CHARLES LANE, BYLINE: Jasmine Dareus is a college freshman. And she's scrolling through some recent bank statements.

JASMINE DAREUS: A lot of it was, like, textbooks.

LANE: One of those books cost $3.

DAREUS: But with the fee, the $36 fee that I got attached to it, it ended up being, like, $39.

LANE: Over the last couple months, Dareus has gotten hit with $200 worth of overdraft fees. She's often unsure of what's in her bank account. It all depends on which transactions happen first, the deposit or the debits.

DAREUS: It may say I have, like, $150. But if I bought something from Publix for, like, $20 and they hadn't charged me yet, then, essentially, I don't have $150. I really have $130 in my bank account.

LANE: Dareus isn't the only one who wants electronic payments to catch up with real-time life. Richard Cordray heads the Consumer Financial Protection Bureau. In a recent speech to bankers, he said roughly half of all bank fees could be attributed to a slow payment system.


RICHARD CORDRAY: Make it an urgent priority. Move as quickly as you can. Others around the world have built faster payment systems, two dozen countries or more.

LANE: There are few reasons why U.S. banks aren't rushing to modernize the payment system. Those overdraft fees are a $32 billion source of revenue for banks. Plus, until now, regulators weren't really pushing banks to go faster. But perhaps the biggest reason is the slow payment system; it works pretty well, according to Aaron Klein, who studies financial regulation at the Bipartisan Policy Center.

AARON KLEIN: The operators of the system were more afraid of the downside risk of any changes occurring than the upside of moving faster.

LANE: Another reason for the slow change is this...


LANE: A big, fat rulebook.

And how many pages, do you figure?

SHANTA SEWNARAI: The last I looked at this - 295? - on regulations and formats and all different things.

LANE: Shanta Sewnarai overseas back-office operations for Bethpage Federal Credit Union on Long Island. Her bank and 10,000 others all synchronize around this rulebook so that transactions go flawlessly and without fraud.

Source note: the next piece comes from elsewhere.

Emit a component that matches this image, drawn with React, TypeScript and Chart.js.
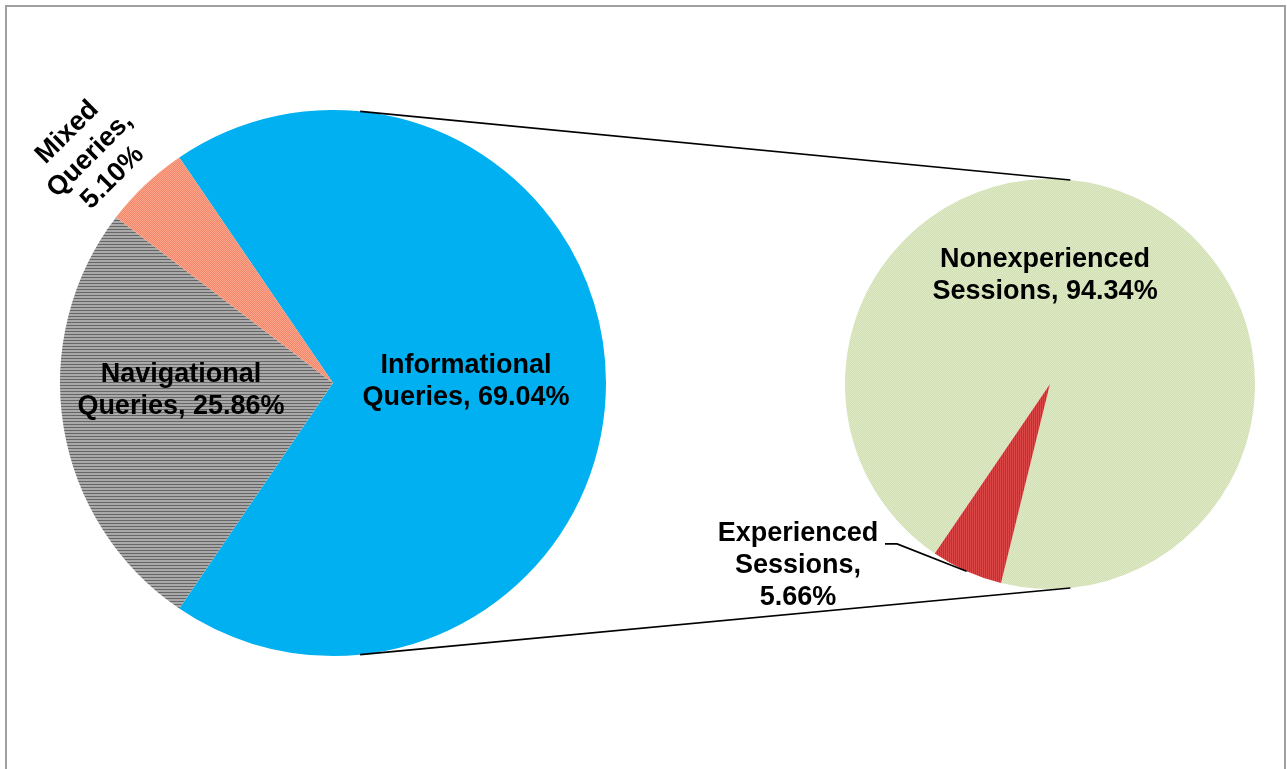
import React, { useEffect, useRef } from "react";
import { Chart, registerables } from "chart.js";

Chart.register(...registerables);

// ---- data ----
const mainCategories = ["Informational Queries", "Navigational Queries", "Mixed Queries"];
const mainValues = [69.04, 25.86, 5.1];
const subCategories = ["Nonexperienced Sessions", "Experienced Sessions"];
const subValues = [94.34, 5.66];

const pct = (v: number) => `${v.toFixed(2)}%`;
const mainLabelLines = [
  ["Informational", `Queries, ${pct(mainValues[0])}`],
  ["Navigational", `Queries, ${pct(mainValues[1])}`],
  ["Mixed", "Queries,", pct(mainValues[2])],
];
const subLabelLines = [
  ["Nonexperienced", `Sessions, ${pct(subValues[0])}`],
  ["Experienced", "Sessions,", pct(subValues[1])],
];

// ---- layout / style ----
const W = 1277;
const H = 762;
const FONT = 'bold 27px "Liberation Sans", Arial, sans-serif';
const LINE_H = 32;

function makePattern(w: number, h: number, draw: (c: CanvasRenderingContext2D) => void) {
  const cv = document.createElement("canvas");
  cv.width = w;
  cv.height = h;
  const c = cv.getContext("2d")!;
  draw(c);
  return c.createPattern(cv, "repeat")!;
}

function checker(a: string, b: string) {
  return makePattern(2, 2, (c) => {
    c.fillStyle = a;
    c.fillRect(0, 0, 2, 2);
    c.fillStyle = b;
    c.fillRect(1, 0, 1, 1);
    c.fillRect(0, 1, 1, 1);
  });
}

type LabelPos = { dx: number; dy: number; rot?: number };
const mainLabelPos: LabelPos[] = [
  { dx: 0.487, dy: -0.007 },
  { dx: -0.557, dy: 0.029 },
  { dx: -0.89, dy: -0.835, rot: -45 },
];
const subLabelPos: LabelPos[] = [
  { dx: -0.024, dy: -0.527 },
  { dx: -1.229, dy: 0.888 },
];
const CONNECT_ANGLE = 84.3; // degrees from horizontal

function drawLabels(chart: Chart, lines: string[][], pos: LabelPos[]) {
  const ctx = chart.ctx;
  const arc: any = chart.getDatasetMeta(0).data[0];
  const { x, y, outerRadius } = arc.getProps(["x", "y", "outerRadius"], true);
  ctx.save();
  ctx.font = FONT;
  ctx.fillStyle = "#000";
  ctx.textAlign = "center";
  ctx.textBaseline = "middle";
  lines.forEach((ls, i) => {
    const p = pos[i];
    ctx.save();
    ctx.translate(x + p.dx * outerRadius, y + p.dy * outerRadius);
    if (p.rot) ctx.rotate((p.rot * Math.PI) / 180);
    ls.forEach((t, j) => {
      ctx.fillText(t, 0, (j - (ls.length - 1) / 2) * LINE_H);
    });
    ctx.restore();
  });
  ctx.restore();
}

export default function App() {
  const leftRef = useRef<HTMLCanvasElement>(null);
  const rightRef = useRef<HTMLCanvasElement>(null);

  useEffect(() => {
    const navPattern = makePattern(1, 3, (c) => {
      c.fillStyle = "#a9a9a9";
      c.fillRect(0, 0, 1, 3);
      c.fillStyle = "#666666";
      c.fillRect(0, 0, 1, 1);
    });
    const mixedPattern = checker("#FBA58C", "#F48769");
    const expPattern = makePattern(2, 1, (c) => {
      c.fillStyle = "#DB4646";
      c.fillRect(0, 0, 2, 1);
      c.fillStyle = "#C22F2F";
      c.fillRect(0, 0, 1, 1);
    });
    const nonExpPattern = checker("#DFE9C7", "#D1E0B2");

    const left = new Chart(leftRef.current!, {
      type: "pie",
      data: {
        labels: mainCategories,
        datasets: [
          {
            data: mainValues,
            backgroundColor: ["#00B0F0", navPattern, mixedPattern] as any,
            borderWidth: 0,
            hoverOffset: 0,
          },
        ],
      },
      options: {
        responsive: false,
        animation: false,
        events: [],
        rotation: 90 - (mainValues[0] / 100) * 180,
        layout: { padding: { left: 53, right: W - 599, top: 103, bottom: H - 649 } },
        plugins: { legend: { display: false }, tooltip: { enabled: false } },
      },
      plugins: [
        {
          id: "mainLabels",
          afterDatasetsDraw(chart: Chart) {
            drawLabels(chart, mainLabelLines, mainLabelPos);
          },
        },
      ],
    });

    const right = new Chart(rightRef.current!, {
      type: "pie",
      data: {
        labels: subCategories,
        datasets: [
          {
            data: subValues,
            backgroundColor: [nonExpPattern, expPattern] as any,
            borderWidth: 0,
            hoverOffset: 0,
          },
        ],
      },
      options: {
        responsive: false,
        animation: false,
        events: [],
        rotation: 214.2,
        layout: { padding: { left: 838, right: W - 1248, top: 172, bottom: H - 582 } },
        plugins: { legend: { display: false }, tooltip: { enabled: false } },
      },
      plugins: [
        {
          id: "subLabelsAndConnectors",
          afterDatasetsDraw(chart: Chart) {
            const ctx = chart.ctx;
            const a1: any = left.getDatasetMeta(0).data[0];
            const p1 = a1.getProps(["x", "y", "outerRadius"], true);
            const arcs: any[] = chart.getDatasetMeta(0).data as any;
            const p2 = arcs[0].getProps(["x", "y", "outerRadius"], true);
            const ang = (CONNECT_ANGLE * Math.PI) / 180;
            ctx.save();
            ctx.strokeStyle = "#000";
            ctx.lineWidth = 1.7;
            for (const s of [-1, 1]) {
              ctx.beginPath();
              ctx.moveTo(p1.x + p1.outerRadius * Math.cos(ang), p1.y + s * p1.outerRadius * Math.sin(ang));
              ctx.lineTo(p2.x + p2.outerRadius * Math.cos(ang), p2.y + s * p2.outerRadius * Math.sin(ang));
              ctx.stroke();
            }
            // leader line for Experienced label
            const e = arcs[1].getProps(["x", "y", "startAngle", "endAngle", "outerRadius"], true);
            const mid = (e.startAngle + e.endAngle) / 2;
            const ex = e.x + e.outerRadius * Math.cos(mid);
            const ey = e.y + e.outerRadius * Math.sin(mid);
            const r = e.outerRadius;
            ctx.lineWidth = 1.7;
            ctx.beginPath();
            ctx.moveTo(e.x - 0.805 * r, e.y + 0.78 * r);
            ctx.lineTo(e.x - 0.746 * r, e.y + 0.78 * r);
            ctx.lineTo(ex, ey);
            ctx.stroke();
            ctx.restore();
            drawLabels(chart, subLabelLines, subLabelPos);
          },
        },
      ],
    });

    return () => {
      right.destroy();
      left.destroy();
    };
  }, []);

  const canvasStyle: React.CSSProperties = {
    position: "absolute",
    left: 0,
    top: 0,
    width: W,
    height: H,
  };

  return (
    <div style={{ position: "fixed", left: 0, top: 0, width: 1287, height: 769, overflow: "hidden", background: "#fff" }}>
      <div
        style={{
          position: "absolute",
          left: 5,
          top: 5,
          width: 1281,
          height: 800,
          border: "2px solid #a0a0a0",
          boxSizing: "border-box",
          background: "#fff",
        }}
      >
        <canvas ref={leftRef} width={W} height={H} style={canvasStyle} />
        <canvas ref={rightRef} width={W} height={H} style={canvasStyle} />
      </div>
    </div>
  );
}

Ninety-nine percent of the time, everything works. But the possibility of that last one percent is why it can take three days to pay your phone bill online. At Bethpage Federal Credit Union, Debra Osman has to manually check transactions when something goes wrong.

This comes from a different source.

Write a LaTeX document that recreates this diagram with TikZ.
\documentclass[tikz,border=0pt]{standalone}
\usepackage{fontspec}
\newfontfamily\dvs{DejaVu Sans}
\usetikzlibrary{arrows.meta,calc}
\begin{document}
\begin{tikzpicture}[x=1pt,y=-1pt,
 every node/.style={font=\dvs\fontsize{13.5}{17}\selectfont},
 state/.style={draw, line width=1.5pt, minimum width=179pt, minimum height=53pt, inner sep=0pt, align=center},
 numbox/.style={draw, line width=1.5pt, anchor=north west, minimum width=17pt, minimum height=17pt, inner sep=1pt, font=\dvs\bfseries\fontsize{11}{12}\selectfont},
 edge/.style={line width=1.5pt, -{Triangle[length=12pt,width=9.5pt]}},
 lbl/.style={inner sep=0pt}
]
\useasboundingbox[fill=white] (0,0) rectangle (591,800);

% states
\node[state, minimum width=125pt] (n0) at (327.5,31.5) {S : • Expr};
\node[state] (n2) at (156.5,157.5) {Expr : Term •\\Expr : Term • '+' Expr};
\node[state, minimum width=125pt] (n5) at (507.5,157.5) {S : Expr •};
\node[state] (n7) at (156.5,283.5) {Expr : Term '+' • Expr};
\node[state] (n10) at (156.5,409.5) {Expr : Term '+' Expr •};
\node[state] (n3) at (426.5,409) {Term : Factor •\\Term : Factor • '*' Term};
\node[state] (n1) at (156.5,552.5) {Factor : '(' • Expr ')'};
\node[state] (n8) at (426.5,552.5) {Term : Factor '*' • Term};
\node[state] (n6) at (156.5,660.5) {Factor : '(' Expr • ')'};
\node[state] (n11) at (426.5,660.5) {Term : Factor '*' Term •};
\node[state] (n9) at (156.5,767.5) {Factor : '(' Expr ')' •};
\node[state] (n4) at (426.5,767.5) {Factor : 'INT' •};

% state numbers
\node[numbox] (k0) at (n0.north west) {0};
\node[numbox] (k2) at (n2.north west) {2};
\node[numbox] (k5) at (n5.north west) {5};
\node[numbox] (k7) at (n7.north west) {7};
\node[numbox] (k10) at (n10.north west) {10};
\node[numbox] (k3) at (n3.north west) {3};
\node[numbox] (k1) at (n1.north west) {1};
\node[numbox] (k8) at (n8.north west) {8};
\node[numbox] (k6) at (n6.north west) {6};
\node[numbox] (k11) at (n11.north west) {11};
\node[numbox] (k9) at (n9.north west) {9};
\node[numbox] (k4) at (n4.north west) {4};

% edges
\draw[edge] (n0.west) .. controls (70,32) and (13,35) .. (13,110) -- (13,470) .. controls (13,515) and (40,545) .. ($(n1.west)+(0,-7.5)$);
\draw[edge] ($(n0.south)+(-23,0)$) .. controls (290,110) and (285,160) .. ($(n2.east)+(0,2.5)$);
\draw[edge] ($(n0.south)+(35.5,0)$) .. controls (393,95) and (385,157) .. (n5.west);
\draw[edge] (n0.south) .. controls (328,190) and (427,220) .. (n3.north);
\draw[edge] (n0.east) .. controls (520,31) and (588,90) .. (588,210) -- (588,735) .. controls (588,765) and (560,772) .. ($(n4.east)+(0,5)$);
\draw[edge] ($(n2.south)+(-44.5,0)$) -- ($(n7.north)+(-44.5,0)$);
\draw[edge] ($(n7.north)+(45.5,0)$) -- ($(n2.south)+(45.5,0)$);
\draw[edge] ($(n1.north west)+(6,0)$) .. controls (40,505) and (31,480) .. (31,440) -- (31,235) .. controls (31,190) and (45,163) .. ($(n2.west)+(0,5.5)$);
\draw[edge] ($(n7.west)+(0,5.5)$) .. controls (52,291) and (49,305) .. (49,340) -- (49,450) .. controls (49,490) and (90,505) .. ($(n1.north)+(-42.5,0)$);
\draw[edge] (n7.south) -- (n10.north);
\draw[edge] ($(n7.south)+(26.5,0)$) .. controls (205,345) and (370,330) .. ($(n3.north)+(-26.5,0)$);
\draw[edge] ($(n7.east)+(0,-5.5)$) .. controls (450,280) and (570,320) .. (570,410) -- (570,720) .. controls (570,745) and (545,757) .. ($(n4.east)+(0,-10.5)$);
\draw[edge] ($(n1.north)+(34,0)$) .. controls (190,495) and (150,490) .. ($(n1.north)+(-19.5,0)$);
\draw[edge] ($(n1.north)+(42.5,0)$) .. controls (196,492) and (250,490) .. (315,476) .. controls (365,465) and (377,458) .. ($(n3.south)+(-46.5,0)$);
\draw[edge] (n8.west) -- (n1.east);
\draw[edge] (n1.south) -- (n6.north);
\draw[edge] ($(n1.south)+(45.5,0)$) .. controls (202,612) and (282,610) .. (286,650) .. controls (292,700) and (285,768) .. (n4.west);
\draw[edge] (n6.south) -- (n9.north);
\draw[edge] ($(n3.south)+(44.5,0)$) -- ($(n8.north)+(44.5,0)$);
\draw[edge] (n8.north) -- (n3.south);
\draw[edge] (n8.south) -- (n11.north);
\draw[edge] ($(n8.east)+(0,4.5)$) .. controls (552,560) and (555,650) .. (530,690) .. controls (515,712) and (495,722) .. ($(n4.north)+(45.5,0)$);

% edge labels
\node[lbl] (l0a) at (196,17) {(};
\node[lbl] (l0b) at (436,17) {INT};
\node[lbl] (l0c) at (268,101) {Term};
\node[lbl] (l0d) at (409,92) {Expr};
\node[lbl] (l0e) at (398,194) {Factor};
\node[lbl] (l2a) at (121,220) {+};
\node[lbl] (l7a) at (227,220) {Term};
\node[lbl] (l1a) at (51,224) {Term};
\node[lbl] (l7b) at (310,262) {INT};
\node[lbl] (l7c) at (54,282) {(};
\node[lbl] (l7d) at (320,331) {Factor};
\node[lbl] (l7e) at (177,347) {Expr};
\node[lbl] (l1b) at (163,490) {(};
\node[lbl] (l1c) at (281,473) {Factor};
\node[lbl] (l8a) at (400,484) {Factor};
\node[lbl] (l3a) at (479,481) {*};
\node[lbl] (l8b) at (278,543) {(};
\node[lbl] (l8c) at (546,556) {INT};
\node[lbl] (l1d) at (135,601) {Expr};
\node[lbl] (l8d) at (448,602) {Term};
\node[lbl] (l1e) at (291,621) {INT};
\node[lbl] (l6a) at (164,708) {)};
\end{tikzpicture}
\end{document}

DEBRA OSMAN: And in this particular file that came in, there was three items that exceptioned out, two of them for account not found and one of them, I think, the beneficiary is deceased.

LANE: Going faster means getting thousands of workers like Osman new computers, rewriting software, rewriting that fat rulebook and then training everyone. In recent months, several private industry groups representing banks have announced ways to speed up electronic payments. But the Federal Reserve has so far opted to take a backseat for fear of stymieing innovation. This worries consumer advocates like Lauren Saunders with the National Consumer Law Center.

LAUREN SAUNDERS: It needs to be a public system, written under a public process where everybody has input, not just from the perspective of the big banks.

LANE: Major players say a host of regulators already govern them. So the public does have input. And, they say, the changes they're already making on their own will significantly advance consumer protections once they're done. Unfortunately, any rebuild of these systems will take years. For NPR News, I'm Charles Lane.